(Requirements):
Would you pull out every line of the material that contains the string "this"?
* begin Data excerpts *
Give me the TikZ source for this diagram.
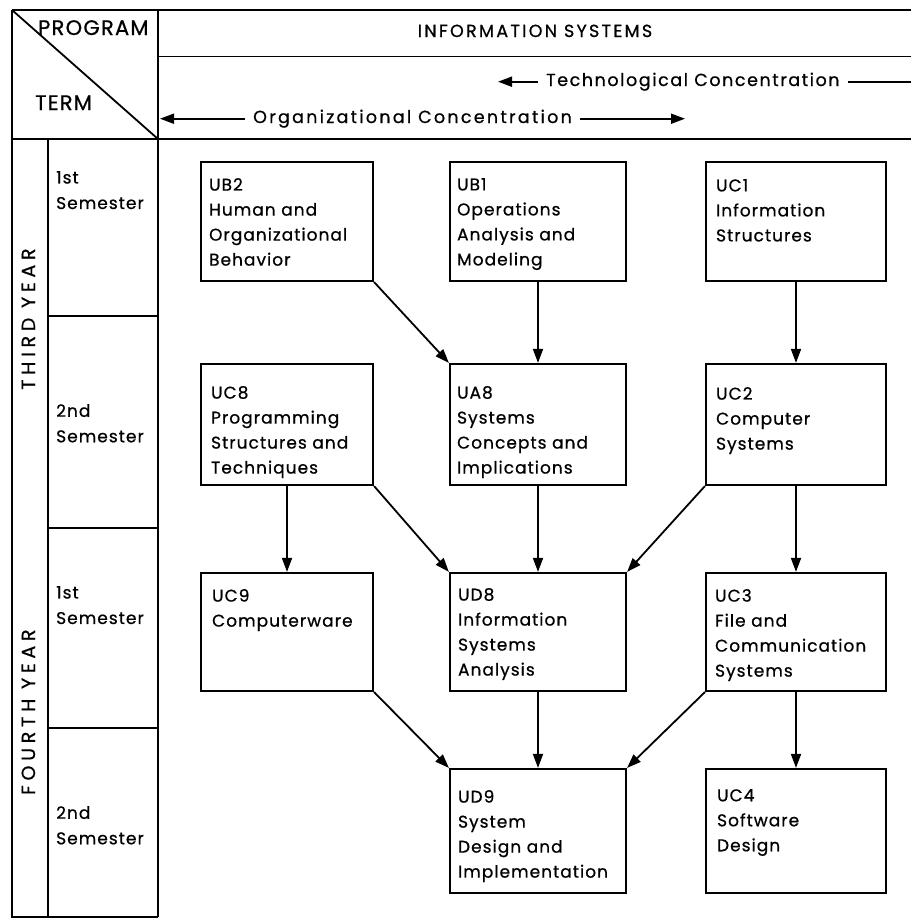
* end Data excerpts *
* begin Data excerpts *
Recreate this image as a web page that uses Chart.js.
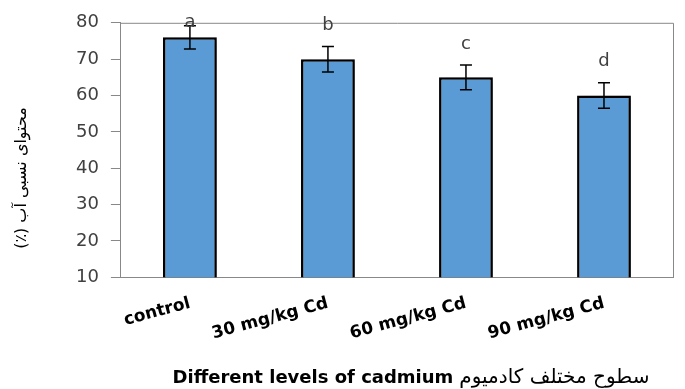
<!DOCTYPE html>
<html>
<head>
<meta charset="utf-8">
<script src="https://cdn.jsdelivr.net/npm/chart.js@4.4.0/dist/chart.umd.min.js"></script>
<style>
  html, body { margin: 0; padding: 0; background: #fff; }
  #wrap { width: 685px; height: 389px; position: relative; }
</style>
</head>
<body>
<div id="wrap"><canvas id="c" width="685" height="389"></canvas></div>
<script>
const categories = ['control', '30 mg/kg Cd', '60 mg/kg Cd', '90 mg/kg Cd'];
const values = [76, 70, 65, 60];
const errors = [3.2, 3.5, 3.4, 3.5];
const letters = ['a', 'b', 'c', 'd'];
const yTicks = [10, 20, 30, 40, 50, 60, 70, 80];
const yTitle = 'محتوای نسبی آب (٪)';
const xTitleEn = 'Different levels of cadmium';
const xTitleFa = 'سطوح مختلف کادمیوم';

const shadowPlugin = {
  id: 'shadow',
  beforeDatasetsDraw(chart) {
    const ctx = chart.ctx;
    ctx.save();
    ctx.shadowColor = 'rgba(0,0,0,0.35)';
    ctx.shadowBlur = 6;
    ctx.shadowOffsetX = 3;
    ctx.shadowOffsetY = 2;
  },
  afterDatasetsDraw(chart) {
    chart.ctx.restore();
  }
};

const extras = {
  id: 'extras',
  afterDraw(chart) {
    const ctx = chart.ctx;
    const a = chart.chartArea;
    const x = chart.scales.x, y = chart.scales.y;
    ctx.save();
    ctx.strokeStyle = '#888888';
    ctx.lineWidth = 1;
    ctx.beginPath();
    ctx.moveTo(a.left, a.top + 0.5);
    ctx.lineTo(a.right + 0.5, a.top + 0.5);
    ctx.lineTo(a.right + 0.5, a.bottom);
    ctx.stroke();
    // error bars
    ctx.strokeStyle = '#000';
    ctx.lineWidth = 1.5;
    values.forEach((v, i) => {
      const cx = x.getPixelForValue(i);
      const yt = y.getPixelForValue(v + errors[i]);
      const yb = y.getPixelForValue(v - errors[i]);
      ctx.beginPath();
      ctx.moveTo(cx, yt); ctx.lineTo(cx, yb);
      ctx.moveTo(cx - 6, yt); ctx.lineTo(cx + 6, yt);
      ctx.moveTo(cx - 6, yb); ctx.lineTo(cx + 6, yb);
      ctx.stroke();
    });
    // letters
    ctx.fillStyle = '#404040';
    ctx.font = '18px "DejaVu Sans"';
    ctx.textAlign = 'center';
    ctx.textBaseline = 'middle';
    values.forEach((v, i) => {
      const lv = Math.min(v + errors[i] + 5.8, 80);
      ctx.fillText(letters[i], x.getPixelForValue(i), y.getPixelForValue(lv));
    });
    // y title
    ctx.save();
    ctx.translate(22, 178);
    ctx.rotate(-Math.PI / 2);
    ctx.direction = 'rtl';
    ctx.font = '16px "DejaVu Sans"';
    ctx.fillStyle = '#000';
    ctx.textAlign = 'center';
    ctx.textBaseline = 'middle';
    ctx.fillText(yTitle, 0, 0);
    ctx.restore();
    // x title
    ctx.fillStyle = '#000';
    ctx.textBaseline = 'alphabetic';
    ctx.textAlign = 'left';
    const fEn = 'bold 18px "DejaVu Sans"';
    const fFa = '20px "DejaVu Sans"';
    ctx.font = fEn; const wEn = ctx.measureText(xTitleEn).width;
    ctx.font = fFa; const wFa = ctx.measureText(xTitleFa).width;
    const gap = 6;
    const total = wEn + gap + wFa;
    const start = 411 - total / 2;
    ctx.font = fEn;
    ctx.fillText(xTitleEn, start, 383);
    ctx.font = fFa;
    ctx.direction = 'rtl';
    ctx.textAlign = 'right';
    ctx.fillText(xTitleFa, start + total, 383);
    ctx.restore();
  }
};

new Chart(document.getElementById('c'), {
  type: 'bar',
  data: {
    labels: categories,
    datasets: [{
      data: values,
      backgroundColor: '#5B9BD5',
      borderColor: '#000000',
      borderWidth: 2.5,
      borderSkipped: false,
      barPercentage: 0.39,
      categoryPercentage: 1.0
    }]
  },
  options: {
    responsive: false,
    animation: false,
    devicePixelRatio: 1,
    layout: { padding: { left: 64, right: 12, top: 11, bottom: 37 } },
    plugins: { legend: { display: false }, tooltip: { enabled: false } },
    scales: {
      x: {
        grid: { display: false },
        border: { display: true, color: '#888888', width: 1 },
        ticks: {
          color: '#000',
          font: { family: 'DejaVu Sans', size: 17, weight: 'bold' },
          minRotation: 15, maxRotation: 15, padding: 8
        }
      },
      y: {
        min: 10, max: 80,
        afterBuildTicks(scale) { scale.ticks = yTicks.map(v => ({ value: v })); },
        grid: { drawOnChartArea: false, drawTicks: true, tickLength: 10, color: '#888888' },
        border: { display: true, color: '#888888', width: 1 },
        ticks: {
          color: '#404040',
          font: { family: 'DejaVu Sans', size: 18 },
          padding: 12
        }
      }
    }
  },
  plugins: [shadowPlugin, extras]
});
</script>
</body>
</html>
* end Data excerpts *
(Response):
Give me the TikZ source for this diagram.
Recreate this image as a web page that uses Chart.js.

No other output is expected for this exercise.